◆ Data ◆
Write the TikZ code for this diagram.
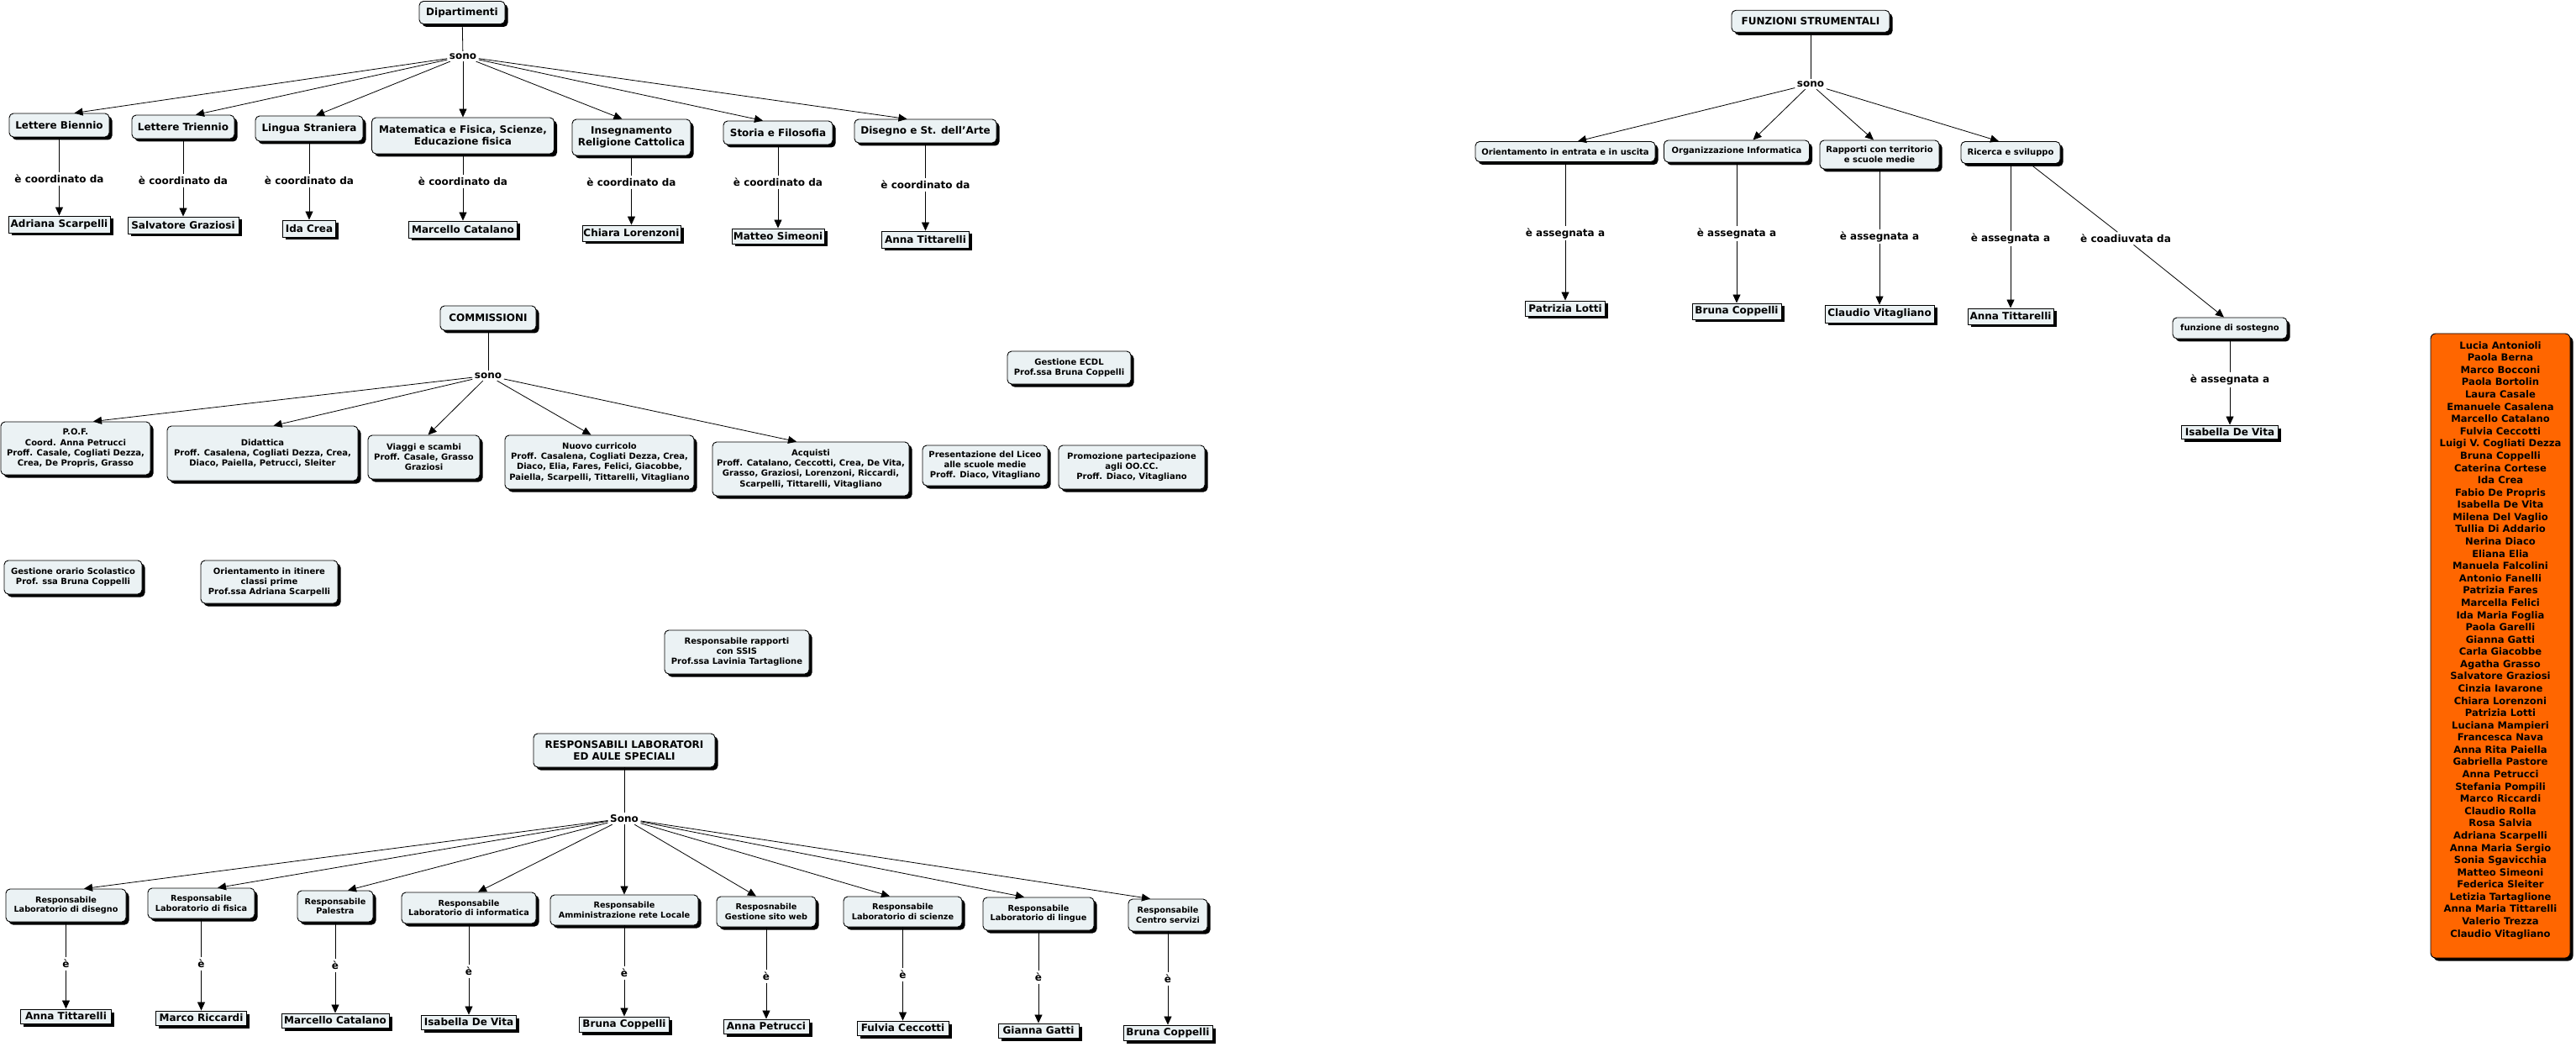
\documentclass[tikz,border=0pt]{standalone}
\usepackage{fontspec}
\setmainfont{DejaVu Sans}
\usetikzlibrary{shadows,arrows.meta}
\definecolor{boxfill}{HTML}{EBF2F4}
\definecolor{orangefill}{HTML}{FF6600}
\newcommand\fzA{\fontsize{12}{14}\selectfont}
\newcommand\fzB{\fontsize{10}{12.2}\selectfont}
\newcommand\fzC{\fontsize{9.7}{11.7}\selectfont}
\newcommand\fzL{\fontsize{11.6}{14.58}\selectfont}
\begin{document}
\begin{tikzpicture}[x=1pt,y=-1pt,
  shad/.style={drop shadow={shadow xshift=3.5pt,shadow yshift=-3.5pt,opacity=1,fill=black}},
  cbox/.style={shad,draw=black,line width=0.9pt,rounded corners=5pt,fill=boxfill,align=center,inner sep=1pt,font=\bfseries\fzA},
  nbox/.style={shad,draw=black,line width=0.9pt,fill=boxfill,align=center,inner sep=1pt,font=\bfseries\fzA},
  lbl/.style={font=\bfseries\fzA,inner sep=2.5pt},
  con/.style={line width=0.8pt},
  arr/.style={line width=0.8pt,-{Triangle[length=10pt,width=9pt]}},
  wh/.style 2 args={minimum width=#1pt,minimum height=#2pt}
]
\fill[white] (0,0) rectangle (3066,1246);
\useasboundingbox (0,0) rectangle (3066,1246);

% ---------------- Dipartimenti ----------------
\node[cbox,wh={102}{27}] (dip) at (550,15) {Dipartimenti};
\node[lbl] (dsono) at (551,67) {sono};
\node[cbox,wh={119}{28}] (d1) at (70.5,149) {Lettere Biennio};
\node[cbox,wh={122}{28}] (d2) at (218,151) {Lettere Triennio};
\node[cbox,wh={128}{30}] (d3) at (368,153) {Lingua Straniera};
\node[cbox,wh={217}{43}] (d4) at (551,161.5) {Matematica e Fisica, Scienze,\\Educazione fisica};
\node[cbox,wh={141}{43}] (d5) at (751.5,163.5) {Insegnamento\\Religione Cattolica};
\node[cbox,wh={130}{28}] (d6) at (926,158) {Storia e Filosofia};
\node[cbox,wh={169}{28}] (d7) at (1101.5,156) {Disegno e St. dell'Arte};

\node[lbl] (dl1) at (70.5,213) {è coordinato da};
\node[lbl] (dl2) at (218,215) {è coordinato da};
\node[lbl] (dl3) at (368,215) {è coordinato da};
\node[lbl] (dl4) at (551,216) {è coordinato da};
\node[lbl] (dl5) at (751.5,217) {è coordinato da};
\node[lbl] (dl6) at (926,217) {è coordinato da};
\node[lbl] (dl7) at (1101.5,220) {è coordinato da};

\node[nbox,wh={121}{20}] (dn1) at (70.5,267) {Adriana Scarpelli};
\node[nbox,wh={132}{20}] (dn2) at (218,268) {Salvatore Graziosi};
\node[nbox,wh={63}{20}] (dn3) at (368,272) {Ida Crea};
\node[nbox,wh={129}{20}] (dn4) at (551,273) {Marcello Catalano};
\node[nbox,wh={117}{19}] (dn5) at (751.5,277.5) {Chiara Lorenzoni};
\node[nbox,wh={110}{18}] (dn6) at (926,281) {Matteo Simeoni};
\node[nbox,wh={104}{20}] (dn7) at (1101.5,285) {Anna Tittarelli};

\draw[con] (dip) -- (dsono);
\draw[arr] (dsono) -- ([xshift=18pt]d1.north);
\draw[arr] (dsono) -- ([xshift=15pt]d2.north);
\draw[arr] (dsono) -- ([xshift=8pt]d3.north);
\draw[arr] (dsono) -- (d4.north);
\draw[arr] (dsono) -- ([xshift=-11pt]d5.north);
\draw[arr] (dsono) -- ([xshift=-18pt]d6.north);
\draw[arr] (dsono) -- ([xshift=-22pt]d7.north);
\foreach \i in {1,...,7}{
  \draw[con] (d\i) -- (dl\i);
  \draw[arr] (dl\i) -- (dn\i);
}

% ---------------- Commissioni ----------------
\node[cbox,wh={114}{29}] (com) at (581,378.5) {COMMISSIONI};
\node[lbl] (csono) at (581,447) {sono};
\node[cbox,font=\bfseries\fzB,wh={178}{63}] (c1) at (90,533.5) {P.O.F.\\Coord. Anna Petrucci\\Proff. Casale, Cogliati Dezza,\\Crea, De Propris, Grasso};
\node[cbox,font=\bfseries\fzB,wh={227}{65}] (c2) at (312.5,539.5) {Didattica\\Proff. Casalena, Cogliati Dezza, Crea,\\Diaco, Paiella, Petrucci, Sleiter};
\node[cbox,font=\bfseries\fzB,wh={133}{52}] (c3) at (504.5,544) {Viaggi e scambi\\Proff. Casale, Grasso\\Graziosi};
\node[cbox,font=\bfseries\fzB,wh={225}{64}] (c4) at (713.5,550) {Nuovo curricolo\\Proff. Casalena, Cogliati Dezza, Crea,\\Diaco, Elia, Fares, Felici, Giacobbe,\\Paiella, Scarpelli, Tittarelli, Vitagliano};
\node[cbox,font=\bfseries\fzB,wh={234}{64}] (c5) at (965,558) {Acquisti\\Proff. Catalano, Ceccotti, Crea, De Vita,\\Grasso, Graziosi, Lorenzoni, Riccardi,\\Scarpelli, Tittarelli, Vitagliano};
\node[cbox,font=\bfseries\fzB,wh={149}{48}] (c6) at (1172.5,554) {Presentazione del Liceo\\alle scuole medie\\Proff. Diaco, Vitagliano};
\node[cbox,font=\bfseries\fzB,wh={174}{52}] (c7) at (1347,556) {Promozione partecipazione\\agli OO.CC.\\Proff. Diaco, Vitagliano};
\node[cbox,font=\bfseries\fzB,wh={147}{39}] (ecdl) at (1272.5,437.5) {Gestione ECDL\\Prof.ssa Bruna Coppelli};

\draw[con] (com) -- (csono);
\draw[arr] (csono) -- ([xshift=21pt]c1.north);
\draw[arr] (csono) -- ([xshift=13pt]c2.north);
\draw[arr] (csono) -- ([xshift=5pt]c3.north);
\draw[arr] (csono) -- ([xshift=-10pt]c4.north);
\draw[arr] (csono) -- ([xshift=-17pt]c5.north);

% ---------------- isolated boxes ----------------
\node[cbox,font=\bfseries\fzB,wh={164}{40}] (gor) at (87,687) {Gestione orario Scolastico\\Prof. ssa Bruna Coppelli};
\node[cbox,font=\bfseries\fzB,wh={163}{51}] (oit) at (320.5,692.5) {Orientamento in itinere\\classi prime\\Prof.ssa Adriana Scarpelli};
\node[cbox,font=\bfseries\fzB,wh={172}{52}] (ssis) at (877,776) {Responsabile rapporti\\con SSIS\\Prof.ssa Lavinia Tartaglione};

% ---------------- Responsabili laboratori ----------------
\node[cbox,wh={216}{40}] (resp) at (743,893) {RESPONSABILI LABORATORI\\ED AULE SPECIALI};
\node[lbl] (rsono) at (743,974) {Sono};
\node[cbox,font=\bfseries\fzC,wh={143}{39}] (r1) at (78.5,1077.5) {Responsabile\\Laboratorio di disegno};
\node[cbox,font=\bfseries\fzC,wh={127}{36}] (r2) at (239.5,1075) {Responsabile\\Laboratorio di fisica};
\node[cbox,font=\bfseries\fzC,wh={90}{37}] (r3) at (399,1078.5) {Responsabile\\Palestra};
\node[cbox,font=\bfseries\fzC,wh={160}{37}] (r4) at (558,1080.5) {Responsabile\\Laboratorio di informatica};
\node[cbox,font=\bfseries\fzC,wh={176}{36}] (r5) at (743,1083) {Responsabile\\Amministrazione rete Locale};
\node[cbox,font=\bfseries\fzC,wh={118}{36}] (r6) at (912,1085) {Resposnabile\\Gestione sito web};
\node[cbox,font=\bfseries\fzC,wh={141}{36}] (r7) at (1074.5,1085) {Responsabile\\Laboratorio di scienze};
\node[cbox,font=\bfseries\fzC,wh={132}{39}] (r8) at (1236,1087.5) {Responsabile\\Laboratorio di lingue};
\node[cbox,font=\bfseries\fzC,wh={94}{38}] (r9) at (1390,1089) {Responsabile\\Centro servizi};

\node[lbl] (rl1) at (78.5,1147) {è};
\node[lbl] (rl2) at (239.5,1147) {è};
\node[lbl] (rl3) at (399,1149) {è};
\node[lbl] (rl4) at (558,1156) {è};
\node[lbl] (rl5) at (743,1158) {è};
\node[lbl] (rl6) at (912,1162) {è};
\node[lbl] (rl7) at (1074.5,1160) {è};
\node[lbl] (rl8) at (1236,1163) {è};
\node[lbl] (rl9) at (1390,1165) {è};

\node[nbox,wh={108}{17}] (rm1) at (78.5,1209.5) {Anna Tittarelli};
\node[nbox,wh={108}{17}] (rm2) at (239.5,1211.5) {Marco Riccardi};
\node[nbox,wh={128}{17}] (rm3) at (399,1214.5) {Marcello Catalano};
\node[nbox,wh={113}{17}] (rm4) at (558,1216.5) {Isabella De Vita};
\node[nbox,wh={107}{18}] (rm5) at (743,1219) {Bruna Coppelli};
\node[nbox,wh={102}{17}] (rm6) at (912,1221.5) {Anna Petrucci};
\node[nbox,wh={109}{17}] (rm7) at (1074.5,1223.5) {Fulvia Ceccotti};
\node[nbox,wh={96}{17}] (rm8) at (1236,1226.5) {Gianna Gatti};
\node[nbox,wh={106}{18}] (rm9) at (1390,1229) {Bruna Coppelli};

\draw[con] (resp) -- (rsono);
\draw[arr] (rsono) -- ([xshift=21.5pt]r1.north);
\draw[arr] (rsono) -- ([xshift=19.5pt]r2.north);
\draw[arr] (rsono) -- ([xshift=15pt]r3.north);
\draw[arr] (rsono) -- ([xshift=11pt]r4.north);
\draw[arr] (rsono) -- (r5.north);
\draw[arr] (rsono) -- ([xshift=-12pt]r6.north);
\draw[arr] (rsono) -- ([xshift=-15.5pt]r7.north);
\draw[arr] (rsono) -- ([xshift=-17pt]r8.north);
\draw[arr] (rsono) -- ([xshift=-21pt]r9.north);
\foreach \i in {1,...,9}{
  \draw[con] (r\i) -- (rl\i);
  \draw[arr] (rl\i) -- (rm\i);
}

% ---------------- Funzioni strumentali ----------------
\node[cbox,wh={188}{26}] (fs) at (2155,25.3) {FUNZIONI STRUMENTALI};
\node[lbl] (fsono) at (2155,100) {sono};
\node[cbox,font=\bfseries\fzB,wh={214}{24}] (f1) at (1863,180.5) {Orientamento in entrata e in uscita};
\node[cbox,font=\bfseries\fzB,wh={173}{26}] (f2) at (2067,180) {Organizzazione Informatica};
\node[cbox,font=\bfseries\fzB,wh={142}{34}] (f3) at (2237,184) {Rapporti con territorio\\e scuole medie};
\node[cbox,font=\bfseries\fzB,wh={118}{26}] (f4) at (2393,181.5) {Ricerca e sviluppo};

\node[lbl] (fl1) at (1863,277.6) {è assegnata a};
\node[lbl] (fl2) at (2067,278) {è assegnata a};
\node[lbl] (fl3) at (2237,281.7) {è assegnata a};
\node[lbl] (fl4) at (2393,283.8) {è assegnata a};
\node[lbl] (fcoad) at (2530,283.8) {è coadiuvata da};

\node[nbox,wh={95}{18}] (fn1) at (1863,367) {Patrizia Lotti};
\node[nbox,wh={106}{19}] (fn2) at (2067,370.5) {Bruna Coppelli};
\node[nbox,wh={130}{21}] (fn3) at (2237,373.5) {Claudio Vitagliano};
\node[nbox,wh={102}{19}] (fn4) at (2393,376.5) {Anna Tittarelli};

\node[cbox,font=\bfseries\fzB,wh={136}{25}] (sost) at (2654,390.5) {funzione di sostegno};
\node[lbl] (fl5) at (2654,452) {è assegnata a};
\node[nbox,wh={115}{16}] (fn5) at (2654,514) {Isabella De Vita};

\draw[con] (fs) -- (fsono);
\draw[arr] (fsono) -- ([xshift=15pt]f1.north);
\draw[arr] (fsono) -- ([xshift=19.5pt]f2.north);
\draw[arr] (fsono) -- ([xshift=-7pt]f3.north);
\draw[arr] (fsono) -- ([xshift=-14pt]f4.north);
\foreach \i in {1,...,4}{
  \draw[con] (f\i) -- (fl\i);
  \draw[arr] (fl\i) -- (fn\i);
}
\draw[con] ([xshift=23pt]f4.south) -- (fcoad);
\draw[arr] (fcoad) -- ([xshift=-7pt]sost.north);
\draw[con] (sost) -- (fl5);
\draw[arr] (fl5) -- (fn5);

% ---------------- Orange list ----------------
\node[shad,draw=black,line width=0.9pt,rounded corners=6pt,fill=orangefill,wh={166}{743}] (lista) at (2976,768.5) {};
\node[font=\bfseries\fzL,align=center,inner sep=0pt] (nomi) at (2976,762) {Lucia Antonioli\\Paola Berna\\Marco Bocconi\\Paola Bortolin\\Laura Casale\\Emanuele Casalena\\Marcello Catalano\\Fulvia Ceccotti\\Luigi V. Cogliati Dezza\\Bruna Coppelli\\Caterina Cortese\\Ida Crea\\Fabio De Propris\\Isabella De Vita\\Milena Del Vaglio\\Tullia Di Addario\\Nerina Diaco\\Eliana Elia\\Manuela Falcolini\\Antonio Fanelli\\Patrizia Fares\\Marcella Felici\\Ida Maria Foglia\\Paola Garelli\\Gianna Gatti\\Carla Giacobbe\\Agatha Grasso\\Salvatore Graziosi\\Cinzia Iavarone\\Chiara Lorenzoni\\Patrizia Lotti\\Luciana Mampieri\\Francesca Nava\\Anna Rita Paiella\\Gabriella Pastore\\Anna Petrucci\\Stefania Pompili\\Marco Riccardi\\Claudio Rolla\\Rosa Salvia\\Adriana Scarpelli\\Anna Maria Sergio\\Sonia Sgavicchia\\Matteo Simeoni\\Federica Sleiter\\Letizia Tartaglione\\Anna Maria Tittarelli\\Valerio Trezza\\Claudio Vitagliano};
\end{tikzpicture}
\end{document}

◆ To be done ◆
Return only the lines running from the top of the data to the line that holds "(d7) at (1101.5,156)". Include both of those lines, but skip the pictures.

◆ Answer to this task ◆
Write the TikZ code for this diagram.
\documentclass[tikz,border=0pt]{standalone}
\usepackage{fontspec}
\setmainfont{DejaVu Sans}
\usetikzlibrary{shadows,arrows.meta}
\definecolor{boxfill}{HTML}{EBF2F4}
\definecolor{orangefill}{HTML}{FF6600}
\newcommand\fzA{\fontsize{12}{14}\selectfont}
\newcommand\fzB{\fontsize{10}{12.2}\selectfont}
\newcommand\fzC{\fontsize{9.7}{11.7}\selectfont}
\newcommand\fzL{\fontsize{11.6}{14.58}\selectfont}
\begin{document}
\begin{tikzpicture}[x=1pt,y=-1pt,
  shad/.style={drop shadow={shadow xshift=3.5pt,shadow yshift=-3.5pt,opacity=1,fill=black}},
  cbox/.style={shad,draw=black,line width=0.9pt,rounded corners=5pt,fill=boxfill,align=center,inner sep=1pt,font=\bfseries\fzA},
  nbox/.style={shad,draw=black,line width=0.9pt,fill=boxfill,align=center,inner sep=1pt,font=\bfseries\fzA},
  lbl/.style={font=\bfseries\fzA,inner sep=2.5pt},
  con/.style={line width=0.8pt},
  arr/.style={line width=0.8pt,-{Triangle[length=10pt,width=9pt]}},
  wh/.style 2 args={minimum width=#1pt,minimum height=#2pt}
]
\fill[white] (0,0) rectangle (3066,1246);
\useasboundingbox (0,0) rectangle (3066,1246);

% ---------------- Dipartimenti ----------------
\node[cbox,wh={102}{27}] (dip) at (550,15) {Dipartimenti};
\node[lbl] (dsono) at (551,67) {sono};
\node[cbox,wh={119}{28}] (d1) at (70.5,149) {Lettere Biennio};
\node[cbox,wh={122}{28}] (d2) at (218,151) {Lettere Triennio};
\node[cbox,wh={128}{30}] (d3) at (368,153) {Lingua Straniera};
\node[cbox,wh={217}{43}] (d4) at (551,161.5) {Matematica e Fisica, Scienze,\\Educazione fisica};
\node[cbox,wh={141}{43}] (d5) at (751.5,163.5) {Insegnamento\\Religione Cattolica};
\node[cbox,wh={130}{28}] (d6) at (926,158) {Storia e Filosofia};
\node[cbox,wh={169}{28}] (d7) at (1101.5,156) {Disegno e St. dell'Arte};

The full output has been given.